You are the average of the five people you spend the most time with.
– Jim Rohn
Every year, my school gets new teachers – both Korean teachers and foreign teachers – and every year, things change.
Every year is different.
No year is ever a predictor of what the next one will be like.
And yes, I’ve signed up for another year, based on how much better things were for me last year than they were when I was at this school before.
Though what guarantees do I have?
The legacy of those who have been here before
Due to my history with my school, I know why certain things are as they are, and who is the originator of these things. What methods and expressions have I learnt from the teachers I have worked with before? What are others learning from me, not knowing that they are (perhaps poor) imitations of others?

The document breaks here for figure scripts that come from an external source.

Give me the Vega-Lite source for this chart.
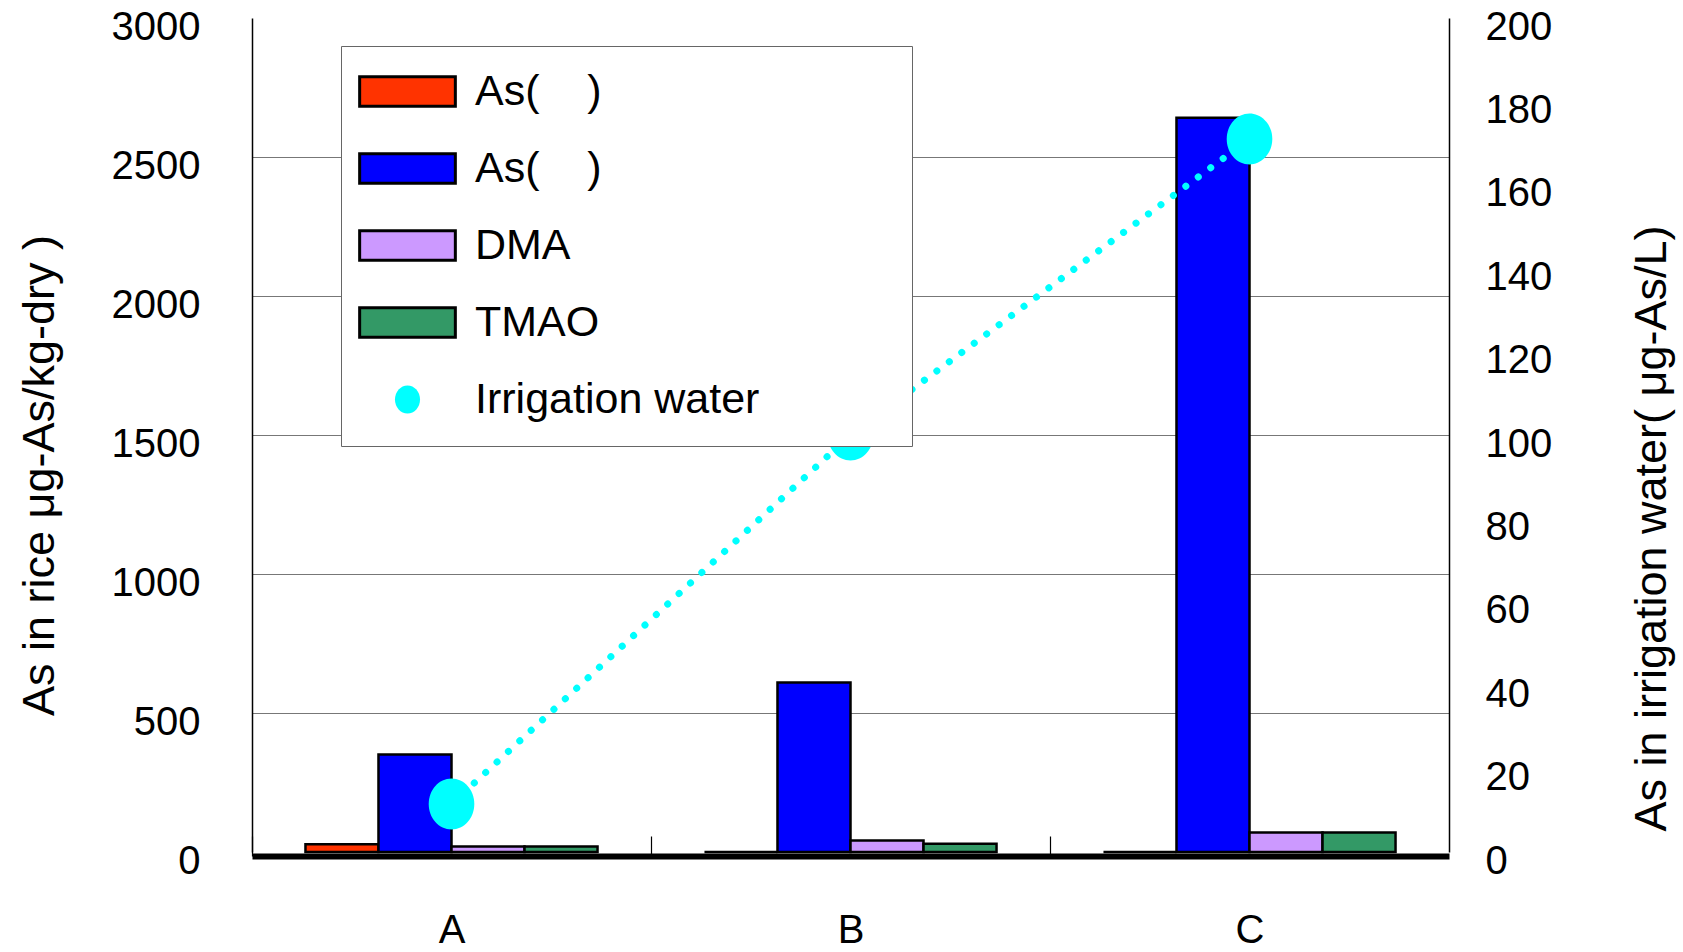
{
  "$schema": "https://vega.github.io/schema/vega-lite/v6.json",
  "width": 1197,
  "height": 834,
  "autosize": {"type": "none"},
  "padding": {"left": 252, "top": 18, "right": 234, "bottom": 100},
  "background": "white",
  "config": {
    "view": {"stroke": null},
    "font": "Liberation Sans",
    "axis": {"labelFont": "Liberation Sans", "titleFont": "Liberation Sans", "labelColor": "black", "titleColor": "black", "titleFontWeight": "normal"},
    "legend": {"labelFont": "Liberation Sans"}
  },
  "datasets": {
    "rice": [
      {"site": "A", "species": "As(III)", "value": 28},
      {"site": "A", "species": "As(V)", "value": 351},
      {"site": "A", "species": "DMA", "value": 20},
      {"site": "A", "species": "TMAO", "value": 20},
      {"site": "B", "species": "As(III)", "value": 0},
      {"site": "B", "species": "As(V)", "value": 610},
      {"site": "B", "species": "DMA", "value": 41},
      {"site": "B", "species": "TMAO", "value": 30},
      {"site": "C", "species": "As(III)", "value": 0},
      {"site": "C", "species": "As(V)", "value": 2641},
      {"site": "C", "species": "DMA", "value": 70},
      {"site": "C", "species": "TMAO", "value": 70}
    ],
    "water": [
      {"site": "A", "species": "Irrigation water", "water": 11.5},
      {"site": "B", "species": "Irrigation water", "water": 100},
      {"site": "C", "species": "Irrigation water", "water": 171}
    ]
  },
  "encoding": {
    "x": {
      "field": "site", "type": "nominal",
      "scale": {"paddingInner": 0.268, "paddingOuter": 0.134},
      "axis": {
        "title": null, "labelAngle": 0, "labelFontSize": 40, "labelPadding": 74,
        "labelOffset": 199.5,
        "domainColor": "black", "domainWidth": 6, "offset": 4,
        "tickColor": "black", "tickSize": -20, "tickWidth": 1.2, "tickOffset": -199.5,
        "grid": false
      }
    }
  },
  "layer": [
    {
      "data": {"name": "rice"},
      "mark": {"type": "bar", "stroke": "black", "strokeWidth": 2.5},
      "encoding": {
        "xOffset": {"field": "species", "type": "nominal", "sort": ["As(III)", "As(V)", "DMA", "TMAO"], "scale": {"paddingInner": 0, "paddingOuter": 0}},
        "y": {
          "field": "value", "type": "quantitative",
          "scale": {"domain": [0, 3000], "nice": false},
          "axis": {
            "orient": "left",
            "values": [0, 500, 1000, 1500, 2000, 2500, 3000],
            "format": "d",
            "title": "As in rice μg-As/kg-dry )",
            "titleFontSize": 45, "titleAngle": 270, "titleX": -199, "titleY": 457,
            "titleBaseline": "alphabetic", "titleAlign": "center",
            "labelFontSize": 40, "labelPadding": 52, "labelOffset": 9,
            "ticks": false,
            "domainColor": "black", "domainWidth": 1.5,
            "grid": true,
            "gridColor": {"condition": {"test": "datum.value === 3000 || datum.value === 0", "value": "transparent"}, "value": "#777777"},
            "gridWidth": 1
          }
        },
        "color": {
          "field": "species", "type": "nominal",
          "scale": {
            "domain": ["As(III)", "As(V)", "DMA", "TMAO", "Irrigation water"],
            "range": ["#FF3300", "#0000FF", "#CC99FF", "#339966", "#00FFFF"]
          },
          "legend": {
            "title": null,
            "orient": "none", "legendX": 89, "legendY": 28,
            "padding": 24,
            "strokeColor": "#666666", "fillColor": "white",
            "symbolSize": 1089, "symbolOffset": 21, "labelOffset": 46,
            "symbolStrokeWidth": 3, "symbolOpacity": 1,
            "labelFontSize": 43, "labelColor": "black", "labelLimit": 1000,
            "rowPadding": 33,
            "labelExpr": "datum.value === 'As(III)' || datum.value === 'As(V)' ? 'As(\u00a0\u00a0\u00a0\u00a0)' : (datum.value === 'Irrigation water' ? 'Irrigation water\u2800\u2800\u2800\u2800' : datum.label)"
          }
        }
      }
    },
    {
      "data": {"name": "water"},
      "layer": [
        {
          "mark": {"type": "line", "color": "#00FFFF", "strokeWidth": 7, "strokeDash": [0.1, 15.4], "strokeCap": "round"},
          "encoding": {
            "y": {"field": "water", "type": "quantitative", "scale": {"domain": [0, 200], "nice": false},
              "axis": {
                "orient": "right",
                "values": [0, 20, 40, 60, 80, 100, 120, 140, 160, 180, 200],
                "title": "As in irrigation water( μg-As/L)",
                "titleFontSize": 45, "titleAngle": 270, "titleX": 216, "titleY": 510,
                "titleBaseline": "alphabetic", "titleAlign": "center",
                "labelFontSize": 40, "labelPadding": 36, "labelOffset": 9,
                "ticks": false, "grid": false,
                "domainColor": "black", "domainWidth": 1.5
              }
            }
          }
        },
        {
          "mark": {"type": "point", "filled": true, "opacity": 1, "size": 3600},
          "encoding": {
            "y": {"field": "water", "type": "quantitative"},
            "color": {"field": "species", "type": "nominal"},
            "shape": {
              "field": "species", "type": "nominal",
              "scale": {
                "domain": ["As(III)", "As(V)", "DMA", "TMAO", "Irrigation water"],
                "range": ["M-2.9,-0.9H2.9V0.9H-2.9Z", "M-2.9,-0.9H2.9V0.9H-2.9Z", "M-2.9,-0.9H2.9V0.9H-2.9Z", "M-2.9,-0.9H2.9V0.9H-2.9Z", "M-0.76,0A0.76,0.85 0 1,0 0.76,0A0.76,0.85 0 1,0 -0.76,0Z"]
              }
            },
            "stroke": {
              "field": "species", "type": "nominal",
              "scale": {
                "domain": ["As(III)", "As(V)", "DMA", "TMAO", "Irrigation water"],
                "range": ["black", "black", "black", "black", "transparent"]
              }
            }
          }
        }
      ]
    }
  ],
  "resolve": {"scale": {"y": "independent"}, "axis": {"y": "independent"}}
}
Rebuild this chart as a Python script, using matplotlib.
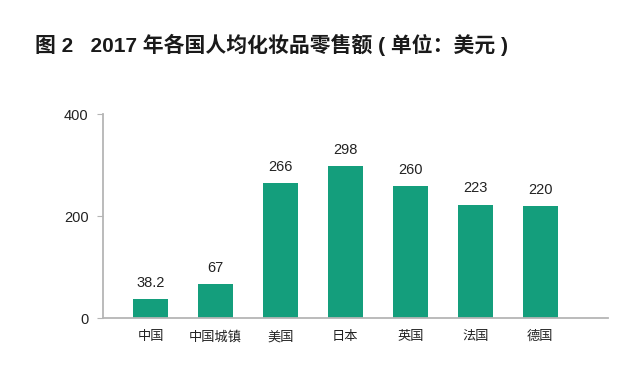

For instance, there are nicknames and jokes that are now being used and absorbed by the new teachers that my coworkers and I don’t realise need explanation. There are verbal habits that I’ve picked up from teachers who are now gone. There are teaching methods, tips and tricks that they spoke about and that I then adapted for my own classes that I now suggest to others.
Every person who passes through those halls leaves parts of themselves behind, and this is something that I currently find fascinating. Especially as it affects the way that things are done now.
Knowing why something is done- and not just going along with it because that’s how it is – seems to be a crucial part of making it better. I know the foundations of certain situations and once those foundations are exposed, I can better explain why a thing needs to change. Or, perhaps, why it shouldn’t change.
But does this matter?
Some people like to walk into a place or position and change things simply for the sake of changing them. This – it would seem – is the nature of the working world.
But there is a legacy now of teachers who once stood in my shoes. Some of them accepted bad changes or kept things the way they were because they didn’t feel like they had the power or authority to have their say.
And there were those who did not.
If I have learnt nothing else in the last year, it is that I am able to have my say. And that this is not wrong or unreasonable of me, and that it can be done (contrary to some lifelong lessons I’ve had to unlearn) without being unpleasant, or being a doormat.
This matters because I feel like this is a lesson I ought to have learnt long ago.
This matters because, however long it took me learn this, it is something I’m happy to finally understand.
So what happens now?
A new academic year, with a host of new changes that make some things harder and some things easier, has finally begun. Teachers have left and new teachers have arrived. Things – it feels – are finally in full swing.
And what happens now is anyone’s guess.
But I have learnt an important thing – I have a say in what happens, and I will shape this year as much as I can. And this is what is different.